Since his making of the short, Worms, and collaberation with the singer, Lolly Blue Jane he started making very visual films around song. Basically music videos. His vidoes utilize many different disciplines across the art spectrum including: music, dance, fashion, animation, computer generated images, and more I'm probably forgeting. There are so many layers of richness that you can't help but watch them till the end.


The stories are deceptively simple. 'Duet' is about a dragonfly flying around a dancing woman. Sil's discription of his work on Youtube: "Modern and classical merge in a sky-blue scenery at the first peep of dawn..." How in the world this is ment to be interpreted is based on the viewer.

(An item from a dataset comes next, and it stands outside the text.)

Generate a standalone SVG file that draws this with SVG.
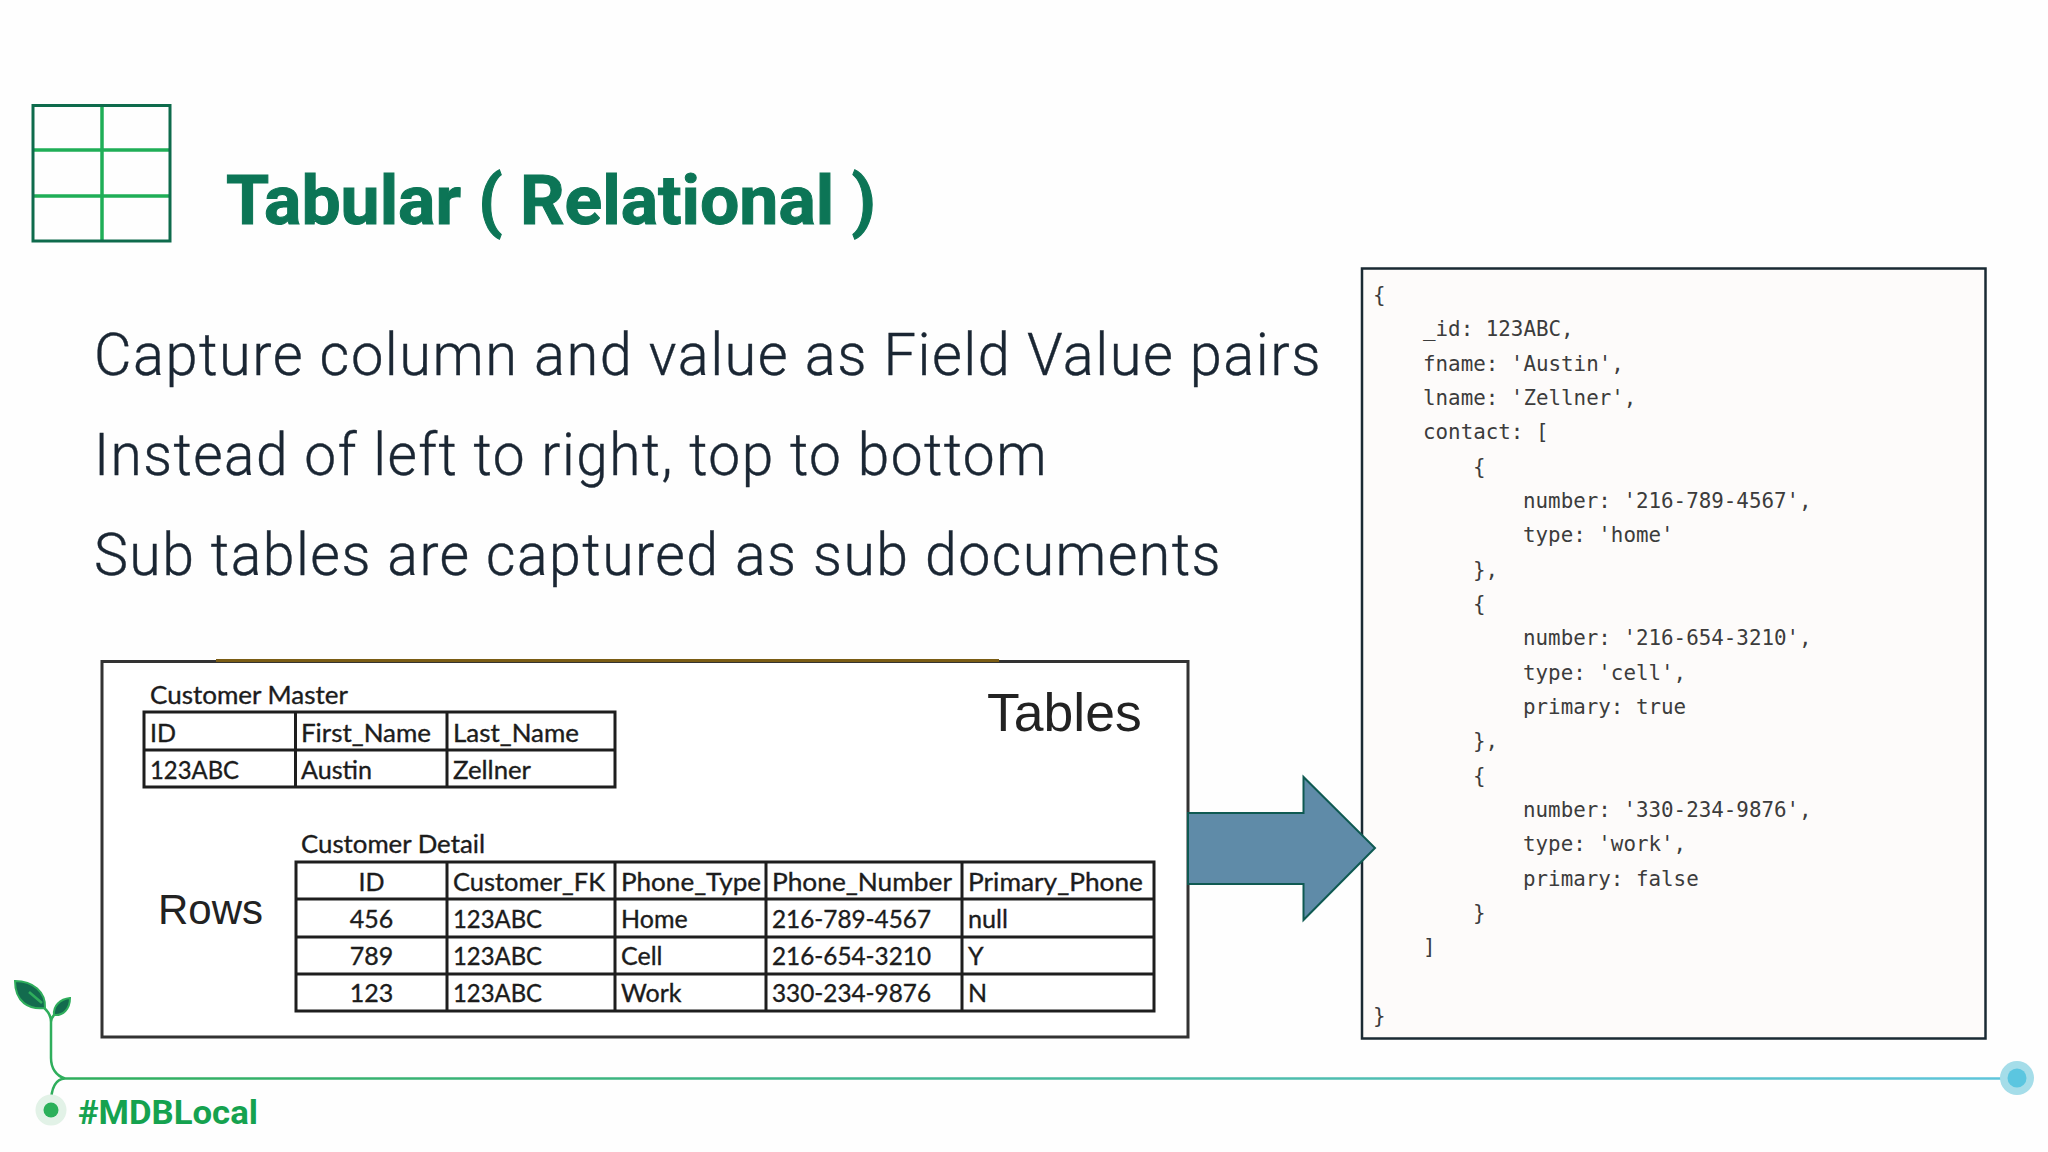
<svg xmlns="http://www.w3.org/2000/svg" width="2048" height="1152" viewBox="0 0 2048 1152">
<style>
.body{font-family:"Roboto","Liberation Sans",sans-serif;font-size:59px;font-weight:300;fill:#1a2633;stroke:#1a2633;stroke-width:.4;letter-spacing:1.5px}
.cell{font-family:"Lato","Liberation Sans",sans-serif;font-size:25px;fill:#1c1c1c;stroke:#1c1c1c;stroke-width:.35}
.mid{text-anchor:middle}
.big{font-family:"Liberation Sans",Arial,sans-serif;fill:#222}
.code{font-family:"DejaVu Sans Mono","Liberation Mono",monospace;font-size:20.85px;fill:#3c3c3c}
.grid{fill:none;stroke:#1e1e1e;stroke-width:3}
</style>
<defs>
<linearGradient id="tl" gradientUnits="userSpaceOnUse" x1="65" y1="1078" x2="2017" y2="1078"><stop offset="0" stop-color="#2fae5c"/><stop offset="1" stop-color="#5ec5dc"/></linearGradient>
</defs>
<rect width="2048" height="1152" fill="#fefefe"/>
<g id="icon">
<path d="M102 105V242M32 150H170M32 196H170" fill="none" stroke="#1fae57" stroke-width="3.5"/>
<rect x="33" y="105.500" width="137" height="135.500" fill="none" stroke="#0e6b4c" stroke-width="3"/>
</g>
<g id="title"><text x="226" y="224" font-family="Roboto,sans-serif" font-weight="700" font-size="68" fill="#0c7556" stroke="#0c7556" stroke-width="1" textLength="650" lengthAdjust="spacingAndGlyphs">Tabular ( Relational )</text></g>
<g id="bullets">
<text class="body" x="94" y="375" textLength="1228" lengthAdjust="spacingAndGlyphs">Capture column and value as Field Value pairs</text>
<text class="body" x="94" y="475" textLength="954" lengthAdjust="spacingAndGlyphs">Instead of left to right, top to bottom</text>
<text class="body" x="94" y="575" textLength="1128" lengthAdjust="spacingAndGlyphs">Sub tables are captured as sub documents</text>
</g>
<g id="tables">
<rect x="102" y="661.500" width="1086" height="375.500" fill="#fff" stroke="#333" stroke-width="3"/>
<path d="M216 660.500H999" stroke="#7a5c14" stroke-width="3" fill="none"/>
<text class="big" x="987" y="731" font-size="53.500">Tables</text>
<text class="big" x="158" y="924" font-size="42">Rows</text>
<g id="customer-master">
<text class="cell" x="150" y="704" textLength="198" lengthAdjust="spacingAndGlyphs">Customer Master</text>
<path class="grid" d="M144 712H615V787H144ZM144 750H615M295.500 712V787M447 712V787"/>
<text class="cell" x="150" y="742">ID</text>
<text class="cell" x="301" y="742" textLength="130" lengthAdjust="spacingAndGlyphs">First_Name</text>
<text class="cell" x="453" y="742" textLength="126" lengthAdjust="spacingAndGlyphs">Last_Name</text>
<text class="cell" x="150" y="779" textLength="89" lengthAdjust="spacingAndGlyphs">123ABC</text>
<text class="cell" x="301" y="779" textLength="71" lengthAdjust="spacingAndGlyphs">Austin</text>
<text class="cell" x="453" y="779" textLength="78" lengthAdjust="spacingAndGlyphs">Zellner</text>
</g>
<g id="customer-detail">
<text class="cell" x="301" y="853" textLength="184" lengthAdjust="spacingAndGlyphs">Customer Detail</text>
<path class="grid" d="M296 862H1154V1011H296ZM296 899H1154M296 937H1154M296 974H1154M447 862V1011M615 862V1011M766 862V1011M962 862V1011"/>
<text class="cell mid" x="371.500" y="891">ID</text>
<text class="cell" x="453" y="891" textLength="152" lengthAdjust="spacingAndGlyphs">Customer_FK</text>
<text class="cell" x="621" y="891" textLength="140" lengthAdjust="spacingAndGlyphs">Phone_Type</text>
<text class="cell" x="772" y="891" textLength="180" lengthAdjust="spacingAndGlyphs">Phone_Number</text>
<text class="cell" x="968" y="891" textLength="175" lengthAdjust="spacingAndGlyphs">Primary_Phone</text>
<text class="cell mid" x="371.500" y="928">456</text>
<text class="cell" x="453" y="928" textLength="89" lengthAdjust="spacingAndGlyphs">123ABC</text>
<text class="cell" x="621" y="928">Home</text>
<text class="cell" x="772" y="928" textLength="159" lengthAdjust="spacingAndGlyphs">216-789-4567</text>
<text class="cell" x="968" y="928" textLength="40" lengthAdjust="spacingAndGlyphs">null</text>
<text class="cell mid" x="371.500" y="965">789</text>
<text class="cell" x="453" y="965" textLength="89" lengthAdjust="spacingAndGlyphs">123ABC</text>
<text class="cell" x="621" y="965">Cell</text>
<text class="cell" x="772" y="965" textLength="159" lengthAdjust="spacingAndGlyphs">216-654-3210</text>
<text class="cell" x="968" y="965">Y</text>
<text class="cell mid" x="371.500" y="1002">123</text>
<text class="cell" x="453" y="1002" textLength="89" lengthAdjust="spacingAndGlyphs">123ABC</text>
<text class="cell" x="621" y="1002">Work</text>
<text class="cell" x="772" y="1002" textLength="159" lengthAdjust="spacingAndGlyphs">330-234-9876</text>
<text class="cell" x="968" y="1002">N</text>
</g>
</g>
<g id="document">
<rect x="1362" y="268.500" width="623.500" height="770" fill="#fdfbfa" stroke="#1a2a33" stroke-width="2.500"/>
<text class="code" x="1373" y="302">{</text>
<text class="code" x="1423" y="336">_id: 123ABC,</text>
<text class="code" x="1423" y="370.500">fname: 'Austin',</text>
<text class="code" x="1423" y="405">lname: 'Zellner',</text>
<text class="code" x="1423" y="439">contact: [</text>
<text class="code" x="1473" y="473.500">{</text>
<text class="code" x="1523" y="508">number: '216-789-4567',</text>
<text class="code" x="1523" y="542">type: 'home'</text>
<text class="code" x="1473" y="576.500">},</text>
<text class="code" x="1473" y="611">{</text>
<text class="code" x="1523" y="645">number: '216-654-3210',</text>
<text class="code" x="1523" y="679.500">type: 'cell',</text>
<text class="code" x="1523" y="714">primary: true</text>
<text class="code" x="1473" y="748">},</text>
<text class="code" x="1473" y="782.500">{</text>
<text class="code" x="1523" y="817">number: '330-234-9876',</text>
<text class="code" x="1523" y="851">type: 'work',</text>
<text class="code" x="1523" y="885.500">primary: false</text>
<text class="code" x="1473" y="920">}</text>
<text class="code" x="1423" y="954">]</text>
<text class="code" x="1373" y="1023">}</text>
</g>
<g id="connectors">
<path d="M1188 813H1303.500V777L1375 848L1303.500 920V884H1188Z" fill="#5f8ba8" stroke="#0f5a52" stroke-width="2"/>
</g>
<g id="footer">
<path d="M65 1078.500H2017" stroke="url(#tl)" stroke-width="2.500" fill="none"/>
<path d="M65 1078.500C56 1076 51 1068 51 1058V1022C51 1016 48 1011 43 1007M51 1022C51 1019 53 1016 55 1014M65 1078.500C56 1079 51 1088 51 1104" stroke="#2fae5c" stroke-width="2.500" fill="none"/>
<path d="M15 981C33 981 46 992 45 1008C29 1010 15 1002 15 981Z" fill="#136b4e" stroke="#2fae5c" stroke-width="2"/>
<path d="M29 992L42 1003" stroke="#2fae5c" stroke-width="2.500" fill="none"/>
<path d="M70 998C70 1009 63 1016 54 1015C53 1006 60 999 70 998Z" fill="#136b4e" stroke="#2fae5c" stroke-width="2"/>
<circle cx="51" cy="1110" r="15.500" fill="#e2f2e7"/>
<circle cx="51" cy="1110" r="7.500" fill="#2bb05a"/>
<circle cx="2017" cy="1078" r="17" fill="#a5dde9"/>
<circle cx="2017" cy="1078" r="9.500" fill="#5bc6e0"/>
<text x="78" y="1124" font-family="Roboto,sans-serif" font-weight="700" font-size="33" fill="#15a24f" textLength="180" lengthAdjust="spacingAndGlyphs">#MDBLocal</text>
</g>
</svg>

There was one interpretation I was not aware of untill I read the comment of a user by the name

FooYouAnastasis82:

". . . the girl is making the dance choreograpnhy look beautiful because it's a result of her trying to avoid the getting stung by the fly, however in the fly's perspective, he can't touch her because she is dancing. But her perspective is "avoidance". She the question is, who's the master of their art? the girl or the fly?"

Conversations about Sil's work could go on and on and that is what I really like about it. His visuals are phenomenal and well coupled with the music. And no matter what story he is telling it has you pondering the meaning and psychology of it long after watching.


Lolly Jane Blue is the singer/actress/character in 'Worms' and 'White Swan'



Saturday, August 29, 2009

Edward Gorey

Edward Gorey. 1925-2000. Illustrator

It's kind of hard to find complete galleries of his work online, but I found the picture 'Painted Devils' here: http://www.goreybibliography.com/galleryframeset.html

Tuesday, August 25, 2009

Gwen John




Gwen John. Top picture: 'A Corner of the Artist's Room in Parix.' Bottom picture: 'La Chambre sur la Cour.'

Element of her work that I like include texture, mood and her composition.

Tom Friedman


A conceptual sculptor. The piece above: 'there' 2001 paper cube splat.

Sunday, August 23, 2009

Franz Kline


Franz Kline, an Abstract Empressionist. My favorite AE artist. His black and white paintings are visually pleasing. I find them very relaxing like the color green. Surprising, because his compostions are dramatic, with severe contrast between the hard black strokes and blocky white negative space.

Here is an excerpt from Stella Paul's essay on Abstract Expressionism on Metmuseum.org, explaining 'gesture' in a way I couldn't convey in my own terms:
" . . . Other colleagues, including Krasner and Kline, were equally engaged in creating an art of dynamic gesture in which every inch of a picture is fully charged. For Abstract Expressionists, the authenticity or value of a work lay in its directness and immediacy of expression. A painting is meant to be a revelation of the artist's authentic identity. The gesture, the artist's "signature," is evidence of the actual process of the work's creation. It is in reference to this aspect of the work that critic Harold Rosenberg coined the term "action painting" in 1952: "At a certain moment the canvas began to appear to one American painter after another as an arena in which to act—rather than as a space in which to reproduce, re-design, analyze, or 'express' an object, actual or imagined. What was to go on the canvas was not a picture but an event." "


Paul, Stella. "Abstract Expressionism". In Heilbrunn Timeline of Art History. New York: The Metropolitan Museum of Art, 2000–. http://www.metmuseum.org/toah/hd/abex/hd_abex.htm (October 2004)

http://www.metmuseum.org/toah/hd/abex/hd_abex.htm

Kline's paintings: events, not pictures. I couldn't put my finger on what I liked about AE before researching it. But when I was first introduced to action paintings from the movement I just got a feeling 'this is meaningful' and I didn't know where it came from.
Kline's giant brush strokes
The areas of smoothness, the dry hairs scratching the canvas, the muddy white from painting white over black in a purposfully translucent way. His work is not a spoon-fed transaction from eye to brain. It is something more than the image itself, it's an expression that everyone can read differently.